A long, long time ago there was this creepy little girl that never smiled, ever. Her school decided to do something special and build a time capsule, to be opened in fifty years by little kids in the future! Everyone was supposed to draw what they thought the future would look like: spaceships, drive-through Starbucks, you know, whatever. Creepy Little Girl, however, just wrote down a bunch of numbers, filling up both sides of the paper. She is chastised for this by her teacher, who takes away her paper because she is taking too long but puts it in with the other’s drawings anyways. During the ceremony burying the time capsule later, CLG disappears. They find her some hours later, huddled in the basement below the gym, her hands bloody. Everyone is naturally freaked out, and even more so when they realize that her hands are bloody because she used them to carve the final numbers she couldn’t fit on her paper into the back of the door. Creep-tastic.

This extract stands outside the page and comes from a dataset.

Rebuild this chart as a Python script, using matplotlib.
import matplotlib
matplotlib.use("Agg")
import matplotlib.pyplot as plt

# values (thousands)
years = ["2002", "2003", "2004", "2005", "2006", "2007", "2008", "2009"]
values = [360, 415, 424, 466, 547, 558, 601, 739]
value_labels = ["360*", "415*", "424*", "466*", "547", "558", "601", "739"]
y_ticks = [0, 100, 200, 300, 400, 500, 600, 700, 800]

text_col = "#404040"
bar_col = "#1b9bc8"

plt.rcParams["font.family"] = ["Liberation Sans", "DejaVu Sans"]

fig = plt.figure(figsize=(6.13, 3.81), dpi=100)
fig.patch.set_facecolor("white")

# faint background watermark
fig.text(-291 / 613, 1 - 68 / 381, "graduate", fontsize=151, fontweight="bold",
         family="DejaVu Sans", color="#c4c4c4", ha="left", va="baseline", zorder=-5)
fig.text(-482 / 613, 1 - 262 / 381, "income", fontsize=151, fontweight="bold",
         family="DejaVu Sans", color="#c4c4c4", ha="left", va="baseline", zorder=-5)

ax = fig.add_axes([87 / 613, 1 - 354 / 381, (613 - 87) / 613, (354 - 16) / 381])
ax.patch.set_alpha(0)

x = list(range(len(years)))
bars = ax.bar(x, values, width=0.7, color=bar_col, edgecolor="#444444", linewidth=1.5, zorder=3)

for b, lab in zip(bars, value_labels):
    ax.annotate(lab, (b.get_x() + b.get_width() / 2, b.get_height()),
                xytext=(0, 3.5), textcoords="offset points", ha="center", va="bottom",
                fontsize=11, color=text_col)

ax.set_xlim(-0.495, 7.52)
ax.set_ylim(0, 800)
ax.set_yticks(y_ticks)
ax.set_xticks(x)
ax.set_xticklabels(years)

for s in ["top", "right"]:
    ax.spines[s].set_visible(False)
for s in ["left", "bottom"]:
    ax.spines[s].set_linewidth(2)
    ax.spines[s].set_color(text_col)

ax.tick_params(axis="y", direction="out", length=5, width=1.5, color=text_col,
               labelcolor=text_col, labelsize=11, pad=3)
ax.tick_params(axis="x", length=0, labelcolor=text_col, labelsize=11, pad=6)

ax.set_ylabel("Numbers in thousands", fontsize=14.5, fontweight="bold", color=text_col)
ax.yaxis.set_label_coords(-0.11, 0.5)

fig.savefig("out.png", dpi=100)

Flash forward to the future. Nicholas Cage and his son live alone in this weird house in the woods with no apparent neighbors. Through some vague dialogue it appears that NC’s wife has passed away, and he and his son are in some disagreement about the existence of heaven. We also find out that NC is a professor at MIT! Woo! Go smart guys! His son happens to go to the same school that CLG used to go to, and, naturally, gets here envelope when the great unveiling of the time capsule occurs. Even though he’s not supposed to he brings the letter home, thinking that there might be some meaning to all the nonsense. We find out NC has a drinking problem – but that’s okay, because in his state of alcohol-induced brilliance, he realizes that all those numbers? They’re dates of disasters where people died, and the number of people that died in said disasters. (Sorry for the awkward sentence.) However, some random numbers exist between these that he still can’t figure out.

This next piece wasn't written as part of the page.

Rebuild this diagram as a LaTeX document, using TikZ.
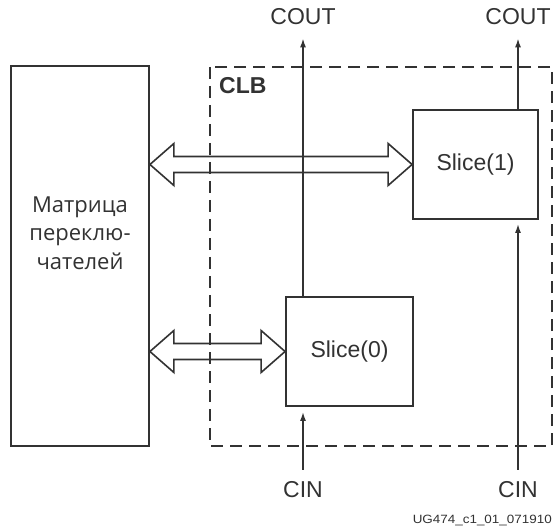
\documentclass[tikz,border=0pt]{standalone}
\usepackage{fontspec}
\setmainfont{Liberation Sans}
\newfontfamily\rufont{Open Sans}
\usetikzlibrary{arrows.meta,positioning,calc}
\definecolor{lnC}{RGB}{50,50,50}
% wide two-headed hollow arrow between two points
\newcommand{\wideArr}[2]{%
  \draw[dbl] (#1) -- ++(24,-21) -- ++(0,13) -- ($(#2)+(-24,-8)$) -- ++(0,-13)
    -- (#2) -- ++(-24,21) -- ++(0,-13) -- ($(#1)+(24,8)$) -- ++(0,13) -- cycle;}
\begin{document}
\begin{tikzpicture}[
  x=1pt,y=-1pt,
  blk/.style={rectangle,draw=lnC,line width=1.8pt,inner sep=0pt},
  clbbox/.style={draw=lnC,line width=1.8pt,dash pattern=on 12pt off 7pt},
  sig/.style={-{Latex[length=9pt,width=6pt]},lnC,line width=1.6pt},
  lbl/.style={font=\fontsize{23}{26}\selectfont,text=lnC,inner sep=2pt},
  dbl/.style={draw=lnC,line width=1.6pt,line join=miter}
]
  \useasboundingbox (0,0) rectangle (554,529);
  % ---------------- CLB ----------------
  \draw[clbbox] (210,67) rectangle (552,446);
  \node[lbl,font=\fontsize{23}{26}\selectfont\bfseries,anchor=west] (clbl) at (217,86) {CLB};
  % ---------------- SWITCH MATRIX ----------------
  \node[blk,minimum width=138pt,minimum height=380pt] (sm) at (80,256) {};
  \node[font=\rufont\fontsize{22}{28.5}\selectfont,text=lnC,align=center] (smtxt) at (80,233)
    {Матрица\\переклю-\\чателей};
  % ---------------- SLICES ----------------
  \node[blk,minimum width=125pt,minimum height=109pt,font=\fontsize{23}{26}\selectfont,text=lnC] (s1) at (475.5,164.5) {Slice(1)};
  \node[blk,minimum width=127pt,minimum height=109pt,font=\fontsize{23}{26}\selectfont,text=lnC] (s0) at (349.5,351.5) {Slice(0)};
  % ---------------- CARRY ----------------
  \node[lbl] (cout0) at (303,17) {COUT};
  \node[lbl] (cout1) at (518,17) {COUT};
  \node[lbl] (cin0) at (303,490) {CIN};
  \node[lbl] (cin1) at (518,490) {CIN};
  \draw[sig] (s0.north -| cout0) -- ($(cout0.south)+(0,11)$);
  \draw[sig] (s1.north -| cout1) -- ($(cout1.south)+(0,11)$);
  \draw[sig] ($(cin0.north)+(0,-10)$) -- ($(s0.south -| cin0)+(0,5)$);
  \draw[sig] ($(cin1.north)+(0,-10)$) -- ($(s1.south -| cin1)+(0,4)$);
  % ---------------- BUSES ----------------
  \coordinate (b1) at (sm.east |- s1.west);
  \coordinate (b0) at (sm.east |- s0.west);
  \wideArr{b1}{s1.west}
  \wideArr{b0}{s0.west}
  % ---------------- FIGURE ID ----------------
  \node[font=\fontsize{12}{13}\selectfont,text=lnC,anchor=east,inner sep=0pt,xscale=1.12] (figid) at (552,521) {UG474\_c1\_01\_071910};
\end{tikzpicture}
\end{document}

On his way to pick up his son from school one day he is stuck in a traffic jam. Bored and troubled because one of the disasters predicted happened to be scheduled to take place that day, he glances at the GPS screen his fancy schmancy truck comes equipped with and comes to a sudden shocking realization: all those other numbers smooshed between the dates and deaths are locations in longitude and latitude! That was one smart Creepy Little Girl. He whips out the paper and realizes that he is IN the location the disaster is predicted to occur! Suddenly, a plane rockets into the scene and crashes in the road/field, leaving a long streak of flaming cars and debris.

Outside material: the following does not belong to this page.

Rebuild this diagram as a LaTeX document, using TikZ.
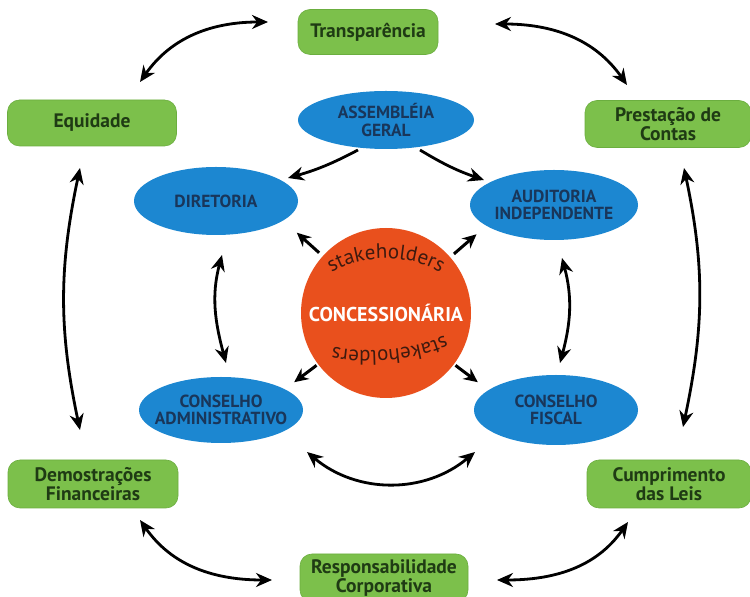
\documentclass[tikz,border=0pt]{standalone}
\usepackage{fontspec}
\setmainfont{PT Sans}
\usetikzlibrary{arrows.meta,shapes.geometric,decorations.text}

\definecolor{boxgreen}{HTML}{7CC04B}
\definecolor{boxgreenedge}{HTML}{6BAE3F}
\definecolor{greentext}{HTML}{1F3B14}
\definecolor{ellblue}{HTML}{1C87D1}
\definecolor{bluetext}{HTML}{19365A}
\definecolor{coreorange}{HTML}{E9501D}
\definecolor{staketext}{HTML}{3E1A0F}

\begin{document}
\begin{tikzpicture}[x=1pt,y=1pt,
  greenbox/.style={rectangle, rounded corners=12pt, fill=boxgreen, draw=boxgreenedge,
    line width=0.6pt, text=greentext, align=center, inner sep=0pt,
    font=\fontsize{19.5}{17.5}\bfseries},
  blueell/.style={ellipse, fill=ellblue, inner sep=0pt},
  bluetxt/.style={text=bluetext, align=center, font=\fontsize{17.5}{17.5}\bfseries},
  link/.style={line width=2.8pt, {Stealth[length=16pt,width=14pt]}-{Stealth[length=16pt,width=14pt]}},
  oneway/.style={line width=2.8pt, -{Stealth[length=16pt,width=14pt]}},
  outarrow/.style={line width=3pt, -{Stealth[length=14pt,width=13pt]}},
  stake/.style={decorate, decoration={text along path, text align=center,
    text color=staketext, text={|\fontsize{21}{21}\selectfont|stakeholders}}}
]
\useasboundingbox (0,0) rectangle (750,597);

% outer ring of principles
\node[greenbox, minimum width=140pt, minimum height=45pt] (trans) at (368,565) {Transparência};
\node[greenbox, minimum width=169pt, minimum height=46pt] (equid) at (92,474) {Equidade};
\node[greenbox, minimum width=166pt, minimum height=47pt] (prest) at (668,473) {Prestação de\\Contas};
\node[greenbox, minimum width=170pt, minimum height=48pt] (demo) at (93,113) {Demostrações\\Financeiras};
\node[greenbox, minimum width=164pt, minimum height=48pt] (cumpr) at (669,113) {Cumprimento\\das Leis};
\node[greenbox, minimum width=168pt, minimum height=48pt] (resp) at (384,19) {Responsabilidade\\Corporativa};

% governance bodies
\node[blueell, minimum width=176pt, minimum height=58pt,
  label={[bluetxt]center:ASSEMBLÉIA\\GERAL}] (assem) at (386,477) {};
\node[blueell, minimum width=164pt, minimum height=68pt,
  label={[bluetxt]center:DIRETORIA}] (dir) at (216,396) {};
\node[blueell, minimum width=168pt, minimum height=70pt,
  label={[bluetxt]center:AUDITORIA\\INDEPENDENTE}] (aud) at (554,392) {};
\node[blueell, minimum width=164pt, minimum height=66pt,
  label={[bluetxt]center:CONSELHO\\ADMINISTRATIVO}] (cadm) at (221,187) {};
\node[blueell, minimum width=164pt, minimum height=70pt,
  label={[bluetxt]center:CONSELHO\\FISCAL}] (cfis) at (556,187) {};

% core
\node[circle, fill=coreorange, minimum size=170pt, inner sep=0pt, text=white,
  font=\fontsize{20}{20}\bfseries] (core) at (386,284) {CONCESSIONÁRIA};
\path[stake] (316,310) .. controls (345,348) and (427,348) .. (456,310);
\path[stake] (458,270) .. controls (430,245) and (345,240) .. (318,255);

% arrow end points around the outer ring
\coordinate (tlA) at (268,575);  \coordinate (tlB) at (140,515);
\coordinate (trA) at (495,573);  \coordinate (trB) at (627,512);
\coordinate (rA) at (684,429);   \coordinate (rB) at (683,170);
\coordinate (lA) at (80,429);    \coordinate (lB) at (80,167);
\coordinate (blA) at (140,77);   \coordinate (blB) at (272,17);
\coordinate (brA) at (497,17);   \coordinate (brB) at (628,75);

\draw[link] (tlA) to[out=180,in=55] (tlB);
\draw[link] (trA) to[out=0,in=125] (trB);
\draw[link] (rA) to[out=-78,in=78] (rB);
\draw[link] (lA) to[out=-102,in=102] (lB);
\draw[link] (blA) to[out=-55,in=180] (blB);
\draw[link] (brA) to[out=0,in=235] (brB);

% inner links
\coordinate (adA) at (358,447);  \coordinate (adB) at (288,419);
\coordinate (aaA) at (420,447);  \coordinate (aaB) at (484,417);
\coordinate (dcA) at (222,342);  \coordinate (dcB) at (226,234);
\coordinate (afA) at (562,339);  \coordinate (afB) at (560,234);
\coordinate (ccA) at (307,145);  \coordinate (ccB) at (475,145);

\draw[oneway] (adA) to[bend left=6] (adB);
\draw[oneway] (aaA) to[bend right=6] (aaB);
\draw[link] (dcA) to[out=-105,in=105] (dcB);
\draw[link] (afA) to[out=-75,in=75] (afB);
\draw[link] (ccA) to[out=-40,in=220] (ccB);

% stakeholder arrows leaving the core
\draw[outarrow] (core.center) ++(138:90) -- ++(138:30);
\draw[outarrow] (core.center) ++(41:90) -- ++(41:30);
\draw[outarrow] (core.center) ++(217:87) -- ++(217:28);
\draw[outarrow] (core.center) ++(-37:87) -- ++(-37:28);
\end{tikzpicture}
\end{document}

To make a long story short: CLG, between bouts of being creepy and predicting future disasters, managed to get married and produce offspring. Said offspring has a daughter near NC’s kid’s age, and happens to live in town. They meet and at first she is naturally off-put by Nick’s unsettling interest in her dead mother, but eventually comes around. They realize that the last prediction, slated only a short time in the future, is a prediction that EVERYONE else is going to die after a convoluted process where “33″ is recognized to be “EE” backwards, because little kids apparently do that sometimes, and “EE” stands for “everyone else.” They visit the hella creepy trailor where CLG lived as an adult and about the same time, strange flat black rocks start showing up in odd places and the kids begin to see creepy men that look a lot like Spike from Buffy the Vampire Slayer.
Apparently, the world is slated to end due to a massive solar flare or some such that will basically fry each and every living thing on earth. CLG’s kid gets killed in a car crash and the kids are spirited away by the creepy men (who I think they call Whisper Men in the movie) to the trailer where CLG used to live. Nicholas Cage races after them, convinced the men are going to murder the kids or something, and comes to the frightening realization that behind CLG’s trailer is a whole field of the smooth, flat black rocks that have been turning up in the oddest places. He sees the kids with the men and threatens them only to be soothed by the kids: it’s okay, because the creepy men are really aliens/angels/??? sent from above/a higher power/??? to spirit away children and animals to another planet to repopulate. And NC is told he can’t go with his son, so he’s left on earth to be incinerated with everyone else.
Yeah. That’s where I wish I was kidding. It is left purposely ambiguous exactly WHAT the men are (angels or aliens or what have you), but they scoop up the kids (and some rabbits) and whisk them away in a massive spaceship off the planet. You are treated to a view of lots of other spaceships lifting off the planet and also flying away to space, where they gently deposit the children (and rabbits) in an idyllic grassy field. I think the angels idea is pushed a bit, because there’s a giant tree that could definitely be meant to symbolize the Tree of Knowledge from the Garden of Eden. But that’s how the movie ends.
So, 1137 or so words later, I leave you with this simple conclusion: Knowing is not worth the 1.5 hours of your life it would take to watch it. The end.